### The exercise
Only the lines from the start of the data below through the line that contains "ax = fig.add_axes([97/622, 1-338/385, 501/622, 295/385])" are to be copied, exactly and without pictures.

### Data segment
────

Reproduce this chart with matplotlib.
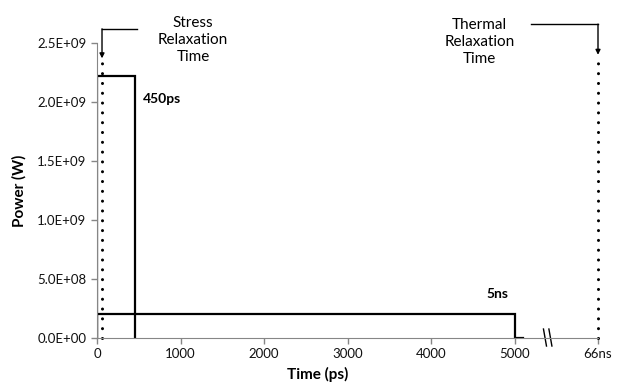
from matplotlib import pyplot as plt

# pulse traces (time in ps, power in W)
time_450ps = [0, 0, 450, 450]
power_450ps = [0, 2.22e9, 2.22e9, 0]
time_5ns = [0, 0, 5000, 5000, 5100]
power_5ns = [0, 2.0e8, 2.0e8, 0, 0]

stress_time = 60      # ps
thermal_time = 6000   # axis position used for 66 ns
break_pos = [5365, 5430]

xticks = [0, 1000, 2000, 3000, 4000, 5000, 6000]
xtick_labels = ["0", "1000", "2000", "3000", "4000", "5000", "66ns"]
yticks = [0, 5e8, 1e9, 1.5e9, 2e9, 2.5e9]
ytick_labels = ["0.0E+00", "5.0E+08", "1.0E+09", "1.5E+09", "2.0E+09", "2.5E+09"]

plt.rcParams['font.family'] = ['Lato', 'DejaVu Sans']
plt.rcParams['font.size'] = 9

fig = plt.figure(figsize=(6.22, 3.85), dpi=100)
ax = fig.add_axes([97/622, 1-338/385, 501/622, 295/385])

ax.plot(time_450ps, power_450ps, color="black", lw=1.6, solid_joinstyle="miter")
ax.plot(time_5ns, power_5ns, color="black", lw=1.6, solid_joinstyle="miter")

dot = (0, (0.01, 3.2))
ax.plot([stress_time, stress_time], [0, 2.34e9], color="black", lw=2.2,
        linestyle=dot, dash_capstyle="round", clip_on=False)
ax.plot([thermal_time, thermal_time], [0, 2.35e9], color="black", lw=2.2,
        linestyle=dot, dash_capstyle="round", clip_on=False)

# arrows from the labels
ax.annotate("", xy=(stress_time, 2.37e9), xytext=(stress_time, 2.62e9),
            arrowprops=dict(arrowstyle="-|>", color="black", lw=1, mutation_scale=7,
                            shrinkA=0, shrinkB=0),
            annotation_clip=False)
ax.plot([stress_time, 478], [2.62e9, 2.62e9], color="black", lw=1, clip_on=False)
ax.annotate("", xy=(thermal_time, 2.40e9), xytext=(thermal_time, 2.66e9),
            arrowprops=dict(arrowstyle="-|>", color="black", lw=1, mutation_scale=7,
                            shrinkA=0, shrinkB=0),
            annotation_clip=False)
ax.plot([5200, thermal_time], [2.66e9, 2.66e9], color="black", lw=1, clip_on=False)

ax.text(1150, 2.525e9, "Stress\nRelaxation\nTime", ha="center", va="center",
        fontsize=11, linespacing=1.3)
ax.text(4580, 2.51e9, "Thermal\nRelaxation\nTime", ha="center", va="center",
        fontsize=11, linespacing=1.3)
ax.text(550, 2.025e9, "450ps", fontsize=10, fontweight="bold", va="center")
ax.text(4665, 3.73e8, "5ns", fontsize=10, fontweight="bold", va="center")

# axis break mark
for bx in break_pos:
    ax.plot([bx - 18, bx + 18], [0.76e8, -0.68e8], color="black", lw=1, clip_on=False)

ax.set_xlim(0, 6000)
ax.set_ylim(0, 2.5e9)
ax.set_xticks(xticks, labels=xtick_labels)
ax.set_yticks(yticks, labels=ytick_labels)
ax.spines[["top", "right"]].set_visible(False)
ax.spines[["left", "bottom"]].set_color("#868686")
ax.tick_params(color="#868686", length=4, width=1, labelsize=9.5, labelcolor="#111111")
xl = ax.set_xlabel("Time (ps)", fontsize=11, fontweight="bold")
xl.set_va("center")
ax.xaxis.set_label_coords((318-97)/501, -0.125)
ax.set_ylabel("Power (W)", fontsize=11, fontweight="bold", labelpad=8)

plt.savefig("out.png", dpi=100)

────

### Correct result
Reproduce this chart with matplotlib.
from matplotlib import pyplot as plt

# pulse traces (time in ps, power in W)
time_450ps = [0, 0, 450, 450]
power_450ps = [0, 2.22e9, 2.22e9, 0]
time_5ns = [0, 0, 5000, 5000, 5100]
power_5ns = [0, 2.0e8, 2.0e8, 0, 0]

stress_time = 60      # ps
thermal_time = 6000   # axis position used for 66 ns
break_pos = [5365, 5430]

xticks = [0, 1000, 2000, 3000, 4000, 5000, 6000]
xtick_labels = ["0", "1000", "2000", "3000", "4000", "5000", "66ns"]
yticks = [0, 5e8, 1e9, 1.5e9, 2e9, 2.5e9]
ytick_labels = ["0.0E+00", "5.0E+08", "1.0E+09", "1.5E+09", "2.0E+09", "2.5E+09"]

plt.rcParams['font.family'] = ['Lato', 'DejaVu Sans']
plt.rcParams['font.size'] = 9

fig = plt.figure(figsize=(6.22, 3.85), dpi=100)
ax = fig.add_axes([97/622, 1-338/385, 501/622, 295/385])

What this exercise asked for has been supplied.